Questionado sobre como e por que ele achava que era seu direito tirar a vida de alguém, ele responde: “Posso ter feito algo ruim porque me foi dado o trabalho e fui eu quem matou, mas, de acordo com as leis, de acordo com Deus, a pessoa que me enviou é a culpada.”
A Comissão Nacional de Direitos Humanos do Quênia apresentou um documento à Organização das Nações Unidas (ONU) em fevereiro de 2023 em que afirmava que “a queima de bruxas, assassinatos e ataques físicos são comuns em regiões como Kisii, no oeste do Quênia, e no condado de Kilifi, na costa do Quênia”.

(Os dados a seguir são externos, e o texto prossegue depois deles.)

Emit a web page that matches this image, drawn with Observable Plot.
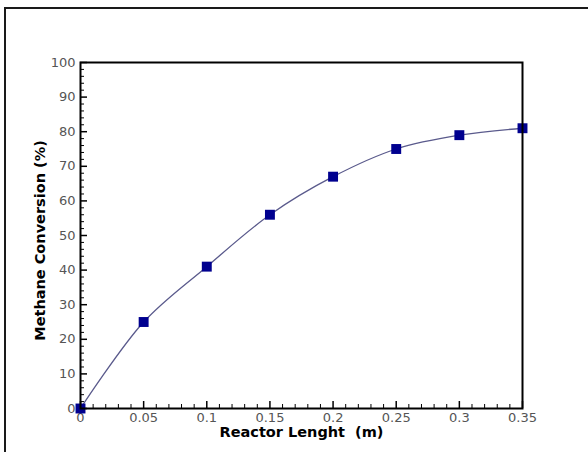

O documento diz ainda que os membros mais jovens que buscam adquirir terras da família são um fator-chave por trás da motivação dos assassinatos. E acrescenta que os ataques e assassinatos aumentaram durante períodos de seca e fome, quando as fontes de renda se tornam escassas.
Wanyama diz que os assassinatos que usam acusações de bruxaria para justificar apropriações de terras tornaram-se um “desastre nacional”.
“Começou como um problema regional, mas agora se intensificou… Se não lidarmos com isso, perderemos nossos arquivos de idosos. Esses são os únicos arquivos vivos em que podemos acreditar.”
Na cultura tradicional africana, os idosos são reverenciados por sua sabedoria e conhecimento.
Em Kilifi, é o inverso. Pessoas idosas têm tanto medo de se tornarem alvos que muitas tingem o cabelo na tentativa de parecerem mais jovens.
É raro que alguém na região sobreviva após ser acusada de bruxaria.
Embora Chara esteja seguro agora que vive no centro de resgate para idosos, para homens como Jefwa, o medo de que quem tentou assassiná-lo retorne, é real.